Growing up, I knew a girl who got $20 a week for her allowance. She also got $10 per A on her report card. That was a lot of money back then. I’d get a $20 bill for an entire Friday night babysitting three kids. Heck, I can still stretch $20 pretty far.
We don’t give our kids money for doing regular things around the house. She empties the dishwasher, he dusts. They pick up and put away their own laundry. If there’s something I don’t feel like doing, I just ask them to do it instead. Isn’t that why we have children? If I want it done well, I might offer to pay them.
They have cash, but it comes in birthday cards or the tooth fairy. The Boy is ready to open a savings account. His 1980s cash box overfloweth.
Lately, though, I’ve wondered if they should start paying me. Like a backwards allowance.
Hear me out. It all makes sense. Parents complain about feeling under-appreciated all the time. There’s a good reason for that. It takes having your own kids to appreciate what your parents did for you.
If they had to pay to have breakfast cooked for them, it’d probably taste better. If not, I’ll bet they’d make it themselves.
I’m not talking about price gouging for everyday things. Reasonable fees for necessary services. Need someone to kiss that boo-boo or read an extra bedtime book? A bargain at $1. Meals are a little steeper, with prices varying depending on the complexity of the menu. I hate doing laundry, so it’ll be expensive. Scrubbing toilets and baseboards are premium services. Throw up is nearly unaffordable. Helping at school or coaching the soccer team can be handled with a payment plan. Kinda like layaway.
I know, I know. I’m setting myself up for an employer/employee situation here. They’ll think they can boss me around if they’re paying me. It doesn’t work like that, my friends. I’d still be the same mom. They’d just have to pay real cash money for the stuff I do anyway.
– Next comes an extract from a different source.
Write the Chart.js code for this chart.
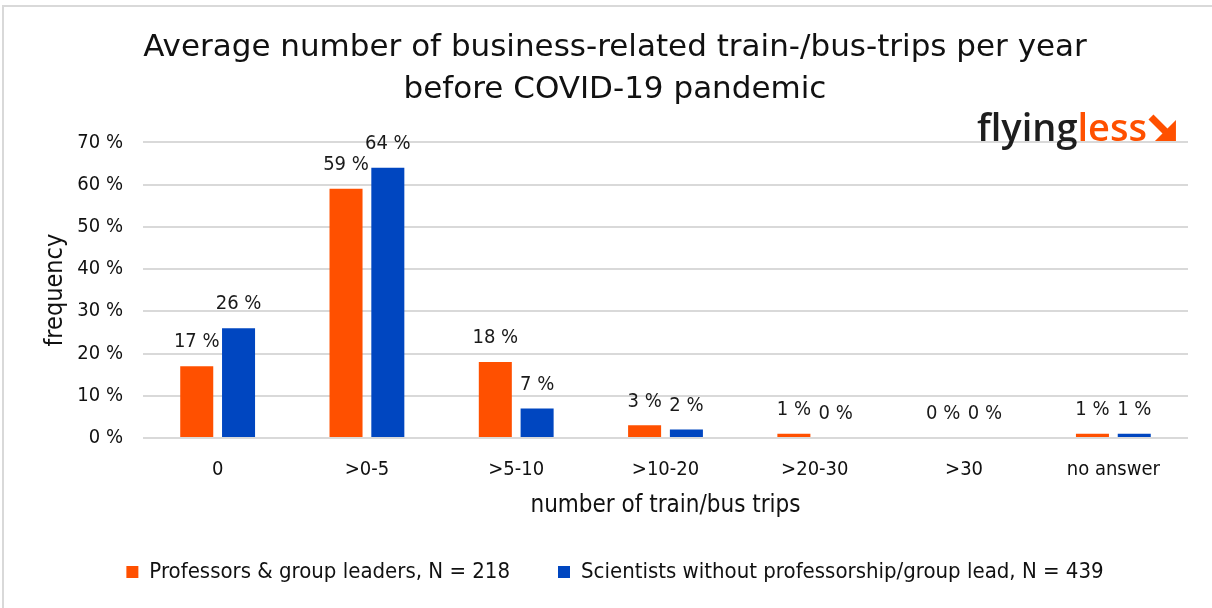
<!DOCTYPE html>
<html>
<head>
<meta charset="utf-8">
<script src="https://cdn.jsdelivr.net/npm/chart.js@4.4.0/dist/chart.umd.min.js"></script>
<style>
  html, body { margin: 0; padding: 0; background: #fff; overflow: hidden; }
  #frame {
    position: absolute; left: 2px; top: 5px;
    width: 1300px; height: 700px;
    border-left: 2px solid #d9d9d9; border-top: 2px solid #d9d9d9;
  }
  #wrap { position: absolute; left: 0; top: 0; width: 1212px; height: 608px; }
</style>
</head>
<body>
<div id="frame"></div>
<div id="wrap"><canvas id="tripsChart"></canvas></div>
<script>
// categories and series (percent)
const categories = ['0', '>0-5', '>5-10', '>10-20', '>20-30', '>30', 'no answer'];
const professors = [17, 59, 18, 3, 1, 0, 1];
const scientists = [26, 64, 7, 2, 0, 0, 1];
const seriesNames = ['Professors & group leaders, N = 218', 'Scientists without professorship/group lead, N = 439'];
const yTicks = [0, 10, 20, 30, 40, 50, 60, 70];

const FONT = '"DejaVu Sans Condensed", "DejaVu Sans", sans-serif';
const TITLE_FONT = '"DejaVu Sans", sans-serif';
const ORANGE = '#ff5000';
const BLUE = '#0046c0';

// value labels above each bar
const valueLabels = {
  id: 'valueLabels',
  afterDatasetsDraw(chart) {
    const ctx = chart.ctx;
    ctx.save();
    ctx.font = '20px ' + FONT;
    ctx.fillStyle = '#1a1a1a';
    ctx.textAlign = 'center';
    ctx.textBaseline = 'middle';
    chart.data.datasets.forEach((ds, i) => {
      chart.getDatasetMeta(i).data.forEach((bar, j) => {
        ctx.fillText(ds.data[j] + ' %', bar.x, bar.y - 24);
      });
    });
    ctx.restore();
  }
};

// flyingless logo, top right
const logo = {
  id: 'logo',
  afterDraw(chart) {
    const ctx = chart.ctx;
    ctx.save();
    ctx.font = '600 38px "Open Sans", sans-serif';
    ctx.textBaseline = 'alphabetic';
    ctx.textAlign = 'left';
    const x0 = 977, y0 = 141;
    ctx.fillStyle = '#1e1e1e';
    ctx.fillText('flying', x0, y0);
    const w1 = ctx.measureText('flying').width;
    ctx.fillStyle = ORANGE;
    ctx.fillText('less', x0 + w1, y0);
    const w2 = ctx.measureText('less').width;
    // arrow
    const ax = x0 + w1 + w2 + 4, ay = 117;
    ctx.strokeStyle = ORANGE;
    ctx.lineWidth = 7;
    ctx.beginPath();
    ctx.moveTo(ax, ay);
    ctx.lineTo(ax + 16, ay + 16);
    ctx.stroke();
    ctx.fillStyle = ORANGE;
    ctx.beginPath();
    ctx.moveTo(ax + 25, ay + 3);
    ctx.lineTo(ax + 25, ay + 24);
    ctx.lineTo(ax + 4, ay + 24);
    ctx.closePath();
    ctx.fill();
    ctx.restore();
  }
};

new Chart(document.getElementById('tripsChart').getContext('2d'), {
  type: 'bar',
  data: {
    labels: categories,
    datasets: [
      { label: seriesNames[0], data: professors, backgroundColor: ORANGE },
      { label: seriesNames[1], data: scientists, backgroundColor: BLUE }
    ]
  },
  options: {
    responsive: true,
    maintainAspectRatio: false,
    animation: false,
    categoryPercentage: 0.56,
    barPercentage: 0.79,
    layout: { padding: { left: 42, right: 24, top: 0, bottom: 15 } },
    plugins: {
      title: {
        display: true,
        text: ['Average number of business-related train-/bus-trips per year', 'before COVID-19 pandemic'],
        color: '#111',
        font: { family: TITLE_FONT, size: 31, weight: 'normal', lineHeight: 1.36 },
        padding: { top: 27, bottom: 31 }
      },
      legend: {
        position: 'bottom',
        labels: {
          color: '#111',
          font: { family: FONT, size: 22 },
          boxWidth: 12, boxHeight: 12,
          padding: 48
        }
      },
      tooltip: { enabled: false }
    },
    scales: {
      x: {
        afterFit: (s) => { s.height = 75; },
        grid: { display: false },
        border: { display: false },
        ticks: { color: '#111', font: { family: FONT, size: 20 }, padding: 12 },
        title: {
          display: true, text: 'number of train/bus trips', color: '#111',
          font: { family: FONT, size: 24, lineHeight: 0.6 }, padding: { top: 0, bottom: 0 }
        }
      },
      y: {
        min: 0, max: 70,
        afterFit: (s) => { s.width = 101; },
        afterBuildTicks: (s) => { s.ticks = yTicks.map(v => ({ value: v })); },
        grid: { color: '#d9d9d9', lineWidth: 2, drawTicks: false },
        border: { display: false },
        ticks: {
          color: '#111', font: { family: FONT, size: 20 }, padding: 20,
          callback: (v) => v + ' %'
        },
        title: {
          display: true, text: 'frequency', color: '#111',
          font: { family: FONT, size: 25, lineHeight: 1.1 }, padding: { top: 0, bottom: 0 }
        }
      }
    }
  },
  plugins: [valueLabels, logo]
});
</script>
</body>
</html>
Want a hug? Yeah, now we’re getting into the emotional support and life lessons department. Might want to hold off on that savings account, kiddo. When I lecture you on not yelling at your sister in the grocery store and remind you that she’s the only sister you’ll ever have, you’re gonna have to pay up. It may seem silly, because you don’t want to hear me say it in the first place, but if you have to fork over the dolla bills, you might listen the first time. You might not, but I’ll charge for repeat lectures. Snuggles and tear wiping: $10. Confidence boosting: $50.
Standard fees are important to point out, too. If I have to say it twice, whatever it may be, it’s $1 extra. Socks left on the floor and dishes on the table go for $2. Refilling the toilet paper, stocking the snack drawer or putting new shampoo in the shower will be $5. The goal here is to raise awareness for the things that magically just happen around the house. That ain’t magic; It’s work, and I’m hoping to finally get paid.
Unfortunately, I can’t truly put a monetary value on what we, as parents, do for our kids. They’ll have their own someday and will yell many of the same things that seemingly fall on deaf ears. They’ll see the eyerolls during every profound lecture. They’ll give the corner brownies to their children, even though it’s their favorite part. They’ll hold a fevery baby for hours, not matter how badly they have to pee. They’ll do it for free, even though it’s worth its weight in gold. During that ah-ha moment, they’ll thank us. Until then, I’m okay with being annoying, stupid, embarrassing and UGH MOM I KNOW. I send invoices at the end of the month.